Wednesday, March 2, 2011

Politics is a Dirty Game

“Politics isn't about big money or power games; it's about the improvement of people's lives”

Paul Wellstone

How right you are, Mr. Wellstone. Politics should be about improving the lives of people but people seem to forget that part.

The picture above was taken as we made our way back to Alagbado from Ijebu. There were dozens of motorcyclists waving banners and signs with some politician's face on it.

The 2011 Presidential elections will be held on April 9.

One day, I sat down and watched AIT (Africa International Television) news with my parents. We were bombarded with campaign commercials. It felt like every commercial was a political one.

Politicians go hard when it comes to campaigning. Politics in Nigeria has this intensity that I haven’t seen in the US. It truly feels like a do or die situation.

So I asked my parents “what’s the appeal of being in public office here? I understand the perks that must come with it and the power but it doesn’t explain the desperation.”

That's when my parents told me that Nigerian politicians make a lot of money during and after their term in office. They weren't sure how much so I did some research.

So how much do senators make in Nigeria, a third world country? A post on had it broken down like this:

Salary of a U.S. President: $250,000/yr.
GDP of the U.S. Economy: $13Trillion/ yr.
Allowance of a Nigerian Senator: $1,500,000/yr
GDP of the Nigerian. Economy: $45 Billion/yr.

I encourage everyone to check out these articles so they can read how the salaries of Nigerian legislators take up 25% of the overhead budget:

National Assembly Jumbo Pay - Fanning
the Embers of Revolution

Nigerian National Assembly Salary Saga

National Assembly and Jumbo Pay

The amount of money public officials make in Nigeria is disgusting.

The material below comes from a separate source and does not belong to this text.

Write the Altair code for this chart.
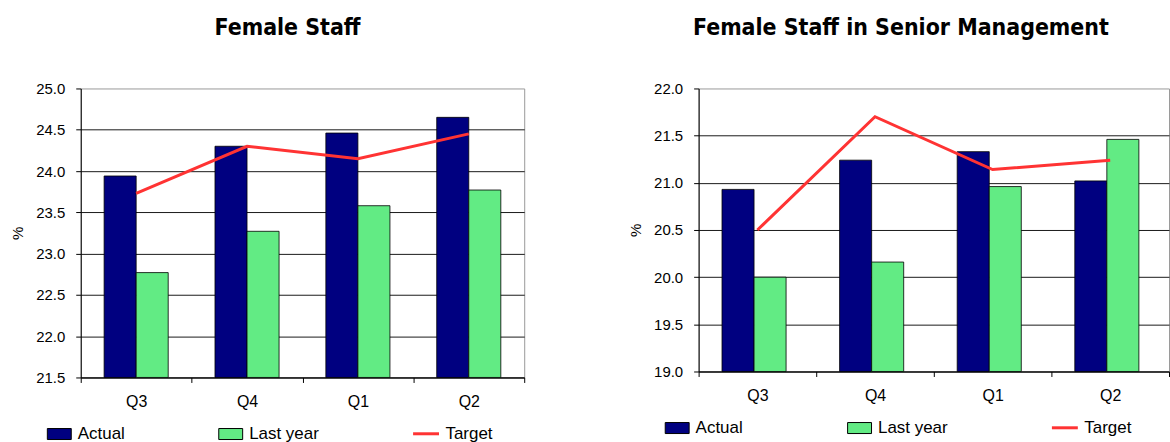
import altair as alt
import pandas as pd

# Quarters shown on the category axis, in display order
quarters = ["Q3", "Q4", "Q1", "Q2"]
bar_series = ["Actual", "Last year"]

# Female staff (% of all staff)
staff_actual = [23.94, 24.30, 24.46, 24.65]
staff_last_year = [22.77, 23.27, 23.58, 23.77]
staff_target = [23.73, 24.30, 24.15, 24.45]

# Female staff in senior management (%)
senior_actual = [20.93, 21.24, 21.33, 21.02]
senior_last_year = [20.00, 20.16, 20.96, 21.46]
senior_target = [20.50, 21.70, 21.14, 21.24]

NAVY = "#000080"
GREEN = "#62EB84"
RED = "#FF3333"
FONT = "Liberation Sans"


def panel(title, actual, last_year, target, lo, hi, width, height,
          title_dx, lx_bar, lx_line, ly, col_pad):
    bars = pd.DataFrame({
        "quarter": quarters * 2,
        "series": ["Actual"] * len(quarters) + ["Last year"] * len(quarters),
        "value": actual + last_year,
    })
    line = pd.DataFrame({
        "quarter": quarters,
        "series": ["Target"] * len(quarters),
        "value": target,
    })
    steps = int(round((hi - lo) / 0.5))
    ticks = [round(lo + 0.5 * i, 1) for i in range(steps + 1)]

    x = alt.X(
        "quarter:N", sort=quarters, title=None,
        scale=alt.Scale(paddingInner=0, paddingOuter=0),
        axis=alt.Axis(
            tickBand="extent", labelAngle=0, labelFont=FONT, labelFontSize=16,
            labelColor="black", labelPadding=11, tickColor="black", tickSize=5,
            domainColor="black", grid=False,
        ),
    )
    y_scale = alt.Scale(domain=[lo, hi], nice=False, zero=False)

    bar_layer = alt.Chart(bars).mark_bar(stroke="black", strokeWidth=0.8).encode(
        x=x,
        xOffset=alt.XOffset(
            "series:N", sort=bar_series,
            scale=alt.Scale(paddingInner=0, paddingOuter=0.73),
        ),
        y=alt.Y(
            "value:Q", scale=y_scale, title="%",
            axis=alt.Axis(
                values=ticks, format=".1f", grid=False, labelFont=FONT,
                labelFontSize=15, labelColor="black", labelPadding=11,
                tickColor="black", tickSize=5, domainColor="black",
                titleFont=FONT, titleFontSize=15, titleFontWeight="normal",
                titleColor="black", titlePadding=10,
            ),
        ),
        y2=alt.Y2(datum=lo),
        fill=alt.Fill(
            "series:N",
            scale=alt.Scale(domain=bar_series, range=[NAVY, GREEN]),
            legend=alt.Legend(
                title=None, orient="none", legendX=lx_bar, legendY=ly,
                direction="horizontal", columnPadding=col_pad,
                symbolType="M-1,-0.46H1V0.46H-1Z", symbolSize=576,
                symbolStrokeColor="black", symbolStrokeWidth=1,
                labelFont=FONT, labelFontSize=17, labelColor="black",
                labelOffset=6,
            ),
        ),
    )

    line_layer = alt.Chart(line).mark_line(strokeWidth=3).encode(
        x=alt.X("quarter:N", sort=quarters),
        y=alt.Y(
            "value:Q", scale=y_scale,
            axis=alt.Axis(
                orient="right", values=ticks[:-1], grid=True,
                gridColor="#1a1a1a", gridWidth=1, labels=False, ticks=False,
                domain=False, title=None,
            ),
        ),
        stroke=alt.Stroke(
            "series:N",
            scale=alt.Scale(domain=["Target"], range=[RED]),
            legend=alt.Legend(
                title=None, orient="none", legendX=lx_line, legendY=ly - 2,
                symbolType="stroke", symbolSize=676, symbolStrokeWidth=3,
                labelFont=FONT, labelFontSize=17, labelColor="black",
                labelOffset=5,
            ),
        ),
    )

    return (
        alt.layer(bar_layer, line_layer)
        .resolve_axis(y="independent")
        .properties(
            width=width, height=height,
            title=alt.TitleParams(
                title, font="DejaVu Sans Condensed", fontWeight="bold",
                fontSize=23, color="black", anchor="middle", dx=title_dx,
                offset=42,
            ),
        )
    )


left = panel("Female Staff", staff_actual, staff_last_year, staff_target,
             21.5, 25.0, 445, 290, -15, -34, 332, 334, 91)
right = panel("Female Staff in Senior Management", senior_actual,
              senior_last_year, senior_target, 19.0, 22.0, 472, 284, -33,
              -34, 353, 328, 102)

chart = (
    alt.hconcat(left, right, spacing=103)
    .resolve_scale(fill="independent", stroke="independent")
    .resolve_legend(fill="independent", stroke="independent")
    .properties(padding={"left": 10, "top": 15, "right": 0, "bottom": 0},
                background="white")
    .configure_view(stroke="#9a9a9a", strokeWidth=1)
)

chart.save("out.html", embed_options={"renderer": "svg", "actions": False})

The minimum wage is less than 18,000 naira a month (that's about $113) and the people who are supposed to put the country and its people first are getting paid 2,456,647.7 ( about $15,000) a month? Not to mention the fact that they get allowances for everything from vehicles to newspapers. They even get a "hardship allowance".

This is old news here but I haven't been keeping up with Nigerian politics so I had no idea.

It has always been my belief that a career in politics is a career in public service, fit for people who have a vision for their country and wanted to dedicate their lives working towards that vision. How sad is it to think those in government are more concerned with fattening their pockets than improving the lives of the citizens?